Zetra ist die Abkürzung für "zelena transversala", das heißt: grüne Transversale. Dieses grüne Band zieht sich durch Sarajevo, von den Bergen auf der einen Seite, durch den Stadtkessel bis rüber zu den Bergen auf der anderen Seite. Mitten hinein in dieses Band haben wir die Halle gebaut. Die Rasenplätze vor der Halle fügen sich sehr gut in diesen grünen Gürtel der Stadt. Auch heute kann man noch immer einen fast fünf Kilometer langen Spaziergang quer durch Sarajevo machen, und man ist dabei immer im Grünen und muss kaum eine Straße benutzen.
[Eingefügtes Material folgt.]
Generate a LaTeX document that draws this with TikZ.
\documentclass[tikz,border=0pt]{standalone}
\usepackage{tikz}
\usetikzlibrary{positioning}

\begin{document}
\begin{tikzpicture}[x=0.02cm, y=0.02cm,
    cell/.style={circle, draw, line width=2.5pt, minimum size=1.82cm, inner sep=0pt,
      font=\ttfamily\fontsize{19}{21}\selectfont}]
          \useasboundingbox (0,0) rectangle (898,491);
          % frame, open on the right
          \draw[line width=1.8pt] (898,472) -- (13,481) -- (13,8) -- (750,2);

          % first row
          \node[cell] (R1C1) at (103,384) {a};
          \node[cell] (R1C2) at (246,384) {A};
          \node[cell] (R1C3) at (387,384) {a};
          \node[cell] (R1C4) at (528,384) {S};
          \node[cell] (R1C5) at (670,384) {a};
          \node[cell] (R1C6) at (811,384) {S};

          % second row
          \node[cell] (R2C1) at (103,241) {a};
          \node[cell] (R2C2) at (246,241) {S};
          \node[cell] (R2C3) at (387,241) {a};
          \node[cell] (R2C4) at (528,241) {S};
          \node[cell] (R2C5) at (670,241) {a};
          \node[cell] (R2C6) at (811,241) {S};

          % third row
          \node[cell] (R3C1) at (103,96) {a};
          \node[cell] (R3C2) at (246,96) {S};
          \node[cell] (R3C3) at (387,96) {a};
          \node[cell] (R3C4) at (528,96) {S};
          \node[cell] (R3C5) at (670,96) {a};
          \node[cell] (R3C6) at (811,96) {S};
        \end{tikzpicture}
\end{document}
Die Sportplätze sind heute aber Friedhöfe. Mir gefällt die Abkürzung Zetra bis heute, auch wenn einige den Namen missinterpretieren und behaupten, das Grün stehe für den Islam, und das grüne Band ziehe sich von Sarajevo über Albanien bis zur Türkei und sei Symbol für ein neues Osmanisches Reich.
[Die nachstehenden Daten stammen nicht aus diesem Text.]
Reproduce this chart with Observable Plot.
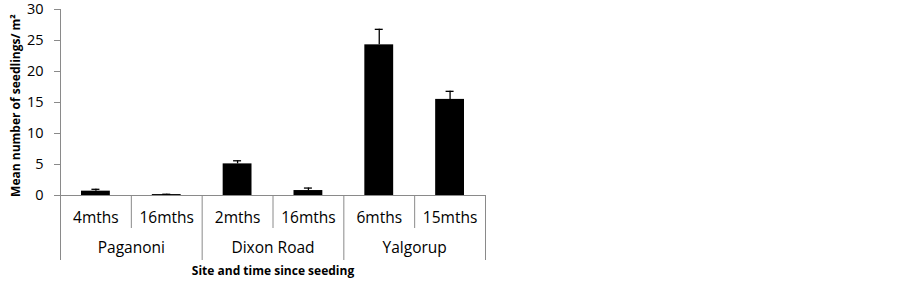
<!DOCTYPE html>
<html>
<head>
<meta charset="utf-8">
<script src="https://cdn.jsdelivr.net/npm/d3@7"></script>
<script src="https://cdn.jsdelivr.net/npm/@observablehq/plot@0.6"></script>
<style>
  html, body { margin: 0; padding: 0; background: #fff; }
  #chart svg { display: block; }
</style>
</head>
<body>
<div id="chart"></div>
<script>
const sites = ["Paganoni", "Paganoni", "Dixon Road", "Dixon Road", "Yalgorup", "Yalgorup"];
const times = ["4mths", "16mths", "2mths", "16mths", "6mths", "15mths"];
const means = [0.7, 0.15, 5.1, 0.8, 24.3, 15.5];
const errors = [0.3, 0.05, 0.5, 0.4, 2.5, 1.3];
const groupNames = ["Paganoni", "Dixon Road", "Yalgorup"];
const yTicks = [0, 5, 10, 15, 20, 25, 30];

const data = times.map((t, i) => ({i, site: sites[i], time: t, mean: means[i], err: errors[i]}));
const groups = groupNames.map(g => {
  const idx = data.filter(d => d.site === g).map(d => d.i);
  return {name: g, start: d3.min(idx), end: d3.max(idx) + 1};
});
const inner = data.filter(d => d.i > 0 && sites[d.i] === sites[d.i - 1]).map(d => d.i);
const outer = [...groups.map(g => g.start), groups[groups.length - 1].end];

const gray = "#8a8a8a";
const font = "'Open Sans', sans-serif";

const chart = Plot.plot({
  width: 902,
  height: 283,
  marginLeft: 60,
  marginRight: 417,
  marginTop: 9,
  marginBottom: 88,
  style: {fontFamily: font, fontSize: "15.5px", color: "#000", background: "#fff"},
  x: {type: "linear", domain: [0, data.length], axis: null},
  y: {domain: [0, 30], axis: null},
  marks: [
    Plot.axisY({ticks: yTicks, tickSize: 6, tickPadding: 11, stroke: gray, label: null, tickFormat: d => d, fill: "#000", fontSize: 14.5}),
    Plot.ruleX([0], {y1: 0, y2: 30, stroke: gray}),
    Plot.ruleY([0], {stroke: gray}),
    Plot.ruleX(inner, {x: d => d, y1: 0, y2: 0, insetBottom: -33, stroke: gray}),
    Plot.ruleX(outer, {x: d => d, y1: 0, y2: 0, insetBottom: -65, stroke: gray}),
    Plot.rectY(data, {x1: "i", x2: d => d.i + 1, y: "mean", fill: "#000", insetLeft: 21, insetRight: 21}),
    Plot.ruleX(data, {x: d => d.i + 0.5, y1: "mean", y2: d => d.mean + d.err, stroke: "#000", strokeWidth: 1.3}),
    Plot.ruleY(data, {x1: d => d.i + 0.5, x2: d => d.i + 0.5, y: d => d.mean + d.err, insetLeft: -4, insetRight: -4, stroke: "#000", strokeWidth: 1.3}),
    Plot.text(data, {x: d => d.i + 0.5, y: 0, text: "time", dy: 23, fill: "#000"}),
    Plot.text(groups, {x: d => (d.start + d.end) / 2, y: 0, text: "name", dy: 53, fill: "#000"}),
    Plot.text(["Site and time since seeding"], {x: data.length / 2, y: 0, text: d => d, dy: 76, fontWeight: "bold", fontSize: 12, fill: "#000"}),
    Plot.text(["Mean number of seedlings/ m²"], {frameAnchor: "left", textAnchor: "middle", text: d => d, rotate: -90, dx: -44, dy: 3, fontWeight: "bold", fontSize: 12, fill: "#000"})
  ]
});
document.getElementById("chart").appendChild(chart);
</script>
</body>
</html>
An das Konzert „Yutel za Mir“ kann ich mich kaum erinnern, ich weiß aber, dass es ein Riesenereignis war. Und die Zetra war ein würdiger Ort dafür. Keine neun Monate später wurde sie mit Granaten beschossen. Das war am 21.Mai 1992. Ein Tag, den ich nicht vergesse, weil auch meine Wohnung zerstört wurde. Ich kann gar nicht sagen, was schlimmer war, dass mein Zuhause weg war oder mein Lebenswerk.

Wie ferngesteuert haben wir versucht, die Halle zu löschen, aber das machte uns nur zu Zielen für ihre Scharfschützen. Ein schlauer Mensch hat mal gesagt, wir alle haben Hörner, sie müssen uns nur wachsen. Es liegt also an uns, wie wir werden. Sie haben uns jedenfalls den Brand nicht löschen lassen, die Zetra brannte aus. Als ich davor stand, fühlte es sich an, als wenn ein Teil meines Körpers brennen würde. Ich war seither nicht mehr hier. Was auch daran liegt, uns keiner gefragt hat, als die Halle 1999 wieder aufgebaut wurde. Wir sind komplett ignoriert worden, das hat mich schwer verletzt. Denn Zetra ist immer noch meine Halle. Man kann sich von seinem Kind doch nicht lossagen, egal ob es nach links geht oder nach rechts, ob es schwul wird oder was auch immer. Es bleibt dein Kind.